## WHAT THE EXERCISE ASKS:
Quote each line of the material verbatim, without the pictures.
——
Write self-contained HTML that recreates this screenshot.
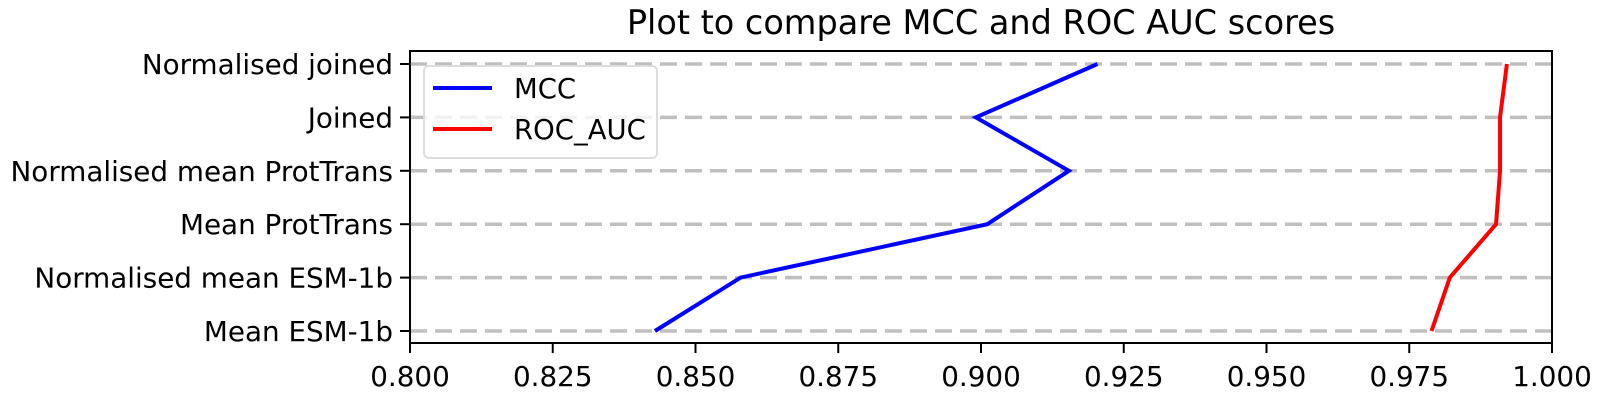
<!DOCTYPE html>
<html><head><meta charset="utf-8"><style>
body{margin:0;background:#fff;}
svg{display:block;font-family:"DejaVu Sans","Liberation Sans",sans-serif;}
</style></head><body>
<svg id="chart" width="1600" height="400">
<text x="981" y="34" font-size="33.5" text-anchor="middle">Plot to compare MCC and ROC AUC scores</text>
<g id="grid"></g><g id="series"></g><g id="axes"></g>
<g>
<rect x="424" y="66" width="233" height="92" rx="5" fill="#fff" fill-opacity="0.8" stroke="#ddd" stroke-width="2"/>
<line x1="433" y1="88" x2="492" y2="88" stroke="#0000ff" stroke-width="4"/>
<text x="514" y="98" font-size="27.5">MCC</text>
<line x1="433" y1="129" x2="492" y2="129" stroke="#ff0000" stroke-width="4"/>
<text x="514" y="139" font-size="27.5">ROC_AUC</text>
</g>
</svg>
<script>
const categories=["Mean ESM-1b","Normalised mean ESM-1b","Mean ProtTrans","Normalised mean ProtTrans","Joined","Normalised joined"];
const mcc=[0.8429,0.8579,0.9011,0.9154,0.8991,0.9204];
const rocAuc=[0.9789,0.9821,0.9902,0.9909,0.9909,0.9921];
const xTicks=[0.800,0.825,0.850,0.875,0.900,0.925,0.950,0.975,1.000];
const NS="http://www.w3.org/2000/svg";
const L=410,R=1552,T=51,B=343;
const xs=v=>L+(v-0.8)/0.2*(R-L);
const ys=i=>331-i*53.4;
function mk(tag,attrs,parent,txt){const e=document.createElementNS(NS,tag);for(const k in attrs)e.setAttribute(k,attrs[k]);if(txt!==undefined)e.textContent=txt;document.getElementById(parent).appendChild(e);return e;}
categories.forEach((c,i)=>{
 const g=mk("line",{x1:L,x2:R,y1:ys(i),y2:ys(i),stroke:"#bfbfbf","stroke-width":3.5,"stroke-dasharray":"17,8"},"grid");
 
 
 const t=mk("line",{x1:L-10,x2:L,y1:ys(i),y2:ys(i),stroke:"#000","stroke-width":2},"axes");
 
 
 const lb=mk("text",{x:L-17,y:ys(i)+10,"font-size":27.8,"text-anchor":"end"},"axes",c);
 
 
});
xTicks.forEach(v=>{
 const t=mk("line",{x1:xs(v),x2:xs(v),y1:B,y2:B+10,stroke:"#000","stroke-width":2},"axes");
 
 
 const lb=mk("text",{x:xs(v),y:B+43,"font-size":27.8,"text-anchor":"middle"},"axes",v.toFixed(3));
 
 
});
const fr=mk("rect",{x:L,y:T,width:R-L,height:B-T,fill:"none",stroke:"#000","stroke-width":2},"axes");


[[mcc,"#0000ff","mcc-line"],[rocAuc,"#ff0000","roc-auc-line"]].forEach(([d,col,n])=>{
 const p=mk("polyline",{points:d.map((v,i)=>xs(v)+","+ys(i)).join(" "),fill:"none",stroke:col,"stroke-width":4},"series");
 
 
});
</script>
</body></html>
——
## TASK OUTPUT:
Write self-contained HTML that recreates this screenshot.
<!DOCTYPE html>
<html><head><meta charset="utf-8"><style>
body{margin:0;background:#fff;}
svg{display:block;font-family:"DejaVu Sans","Liberation Sans",sans-serif;}
</style></head><body>
<svg id="chart" width="1600" height="400">
<text x="981" y="34" font-size="33.5" text-anchor="middle">Plot to compare MCC and ROC AUC scores</text>
<g id="grid"></g><g id="series"></g><g id="axes"></g>
<g>
<rect x="424" y="66" width="233" height="92" rx="5" fill="#fff" fill-opacity="0.8" stroke="#ddd" stroke-width="2"/>
<line x1="433" y1="88" x2="492" y2="88" stroke="#0000ff" stroke-width="4"/>
<text x="514" y="98" font-size="27.5">MCC</text>
<line x1="433" y1="129" x2="492" y2="129" stroke="#ff0000" stroke-width="4"/>
<text x="514" y="139" font-size="27.5">ROC_AUC</text>
</g>
</svg>
<script>
const categories=["Mean ESM-1b","Normalised mean ESM-1b","Mean ProtTrans","Normalised mean ProtTrans","Joined","Normalised joined"];
const mcc=[0.8429,0.8579,0.9011,0.9154,0.8991,0.9204];
const rocAuc=[0.9789,0.9821,0.9902,0.9909,0.9909,0.9921];
const xTicks=[0.800,0.825,0.850,0.875,0.900,0.925,0.950,0.975,1.000];
const NS="http://www.w3.org/2000/svg";
const L=410,R=1552,T=51,B=343;
const xs=v=>L+(v-0.8)/0.2*(R-L);
const ys=i=>331-i*53.4;
function mk(tag,attrs,parent,txt){const e=document.createElementNS(NS,tag);for(const k in attrs)e.setAttribute(k,attrs[k]);if(txt!==undefined)e.textContent=txt;document.getElementById(parent).appendChild(e);return e;}
categories.forEach((c,i)=>{
 const g=mk("line",{x1:L,x2:R,y1:ys(i),y2:ys(i),stroke:"#bfbfbf","stroke-width":3.5,"stroke-dasharray":"17,8"},"grid");
 
 
 const t=mk("line",{x1:L-10,x2:L,y1:ys(i),y2:ys(i),stroke:"#000","stroke-width":2},"axes");
 
 
 const lb=mk("text",{x:L-17,y:ys(i)+10,"font-size":27.8,"text-anchor":"end"},"axes",c);
 
 
});
xTicks.forEach(v=>{
 const t=mk("line",{x1:xs(v),x2:xs(v),y1:B,y2:B+10,stroke:"#000","stroke-width":2},"axes");
 
 
 const lb=mk("text",{x:xs(v),y:B+43,"font-size":27.8,"text-anchor":"middle"},"axes",v.toFixed(3));
 
 
});
const fr=mk("rect",{x:L,y:T,width:R-L,height:B-T,fill:"none",stroke:"#000","stroke-width":2},"axes");


[[mcc,"#0000ff","mcc-line"],[rocAuc,"#ff0000","roc-auc-line"]].forEach(([d,col,n])=>{
 const p=mk("polyline",{points:d.map((v,i)=>xs(v)+","+ys(i)).join(" "),fill:"none",stroke:col,"stroke-width":4},"series");
 
 
});
</script>
</body></html>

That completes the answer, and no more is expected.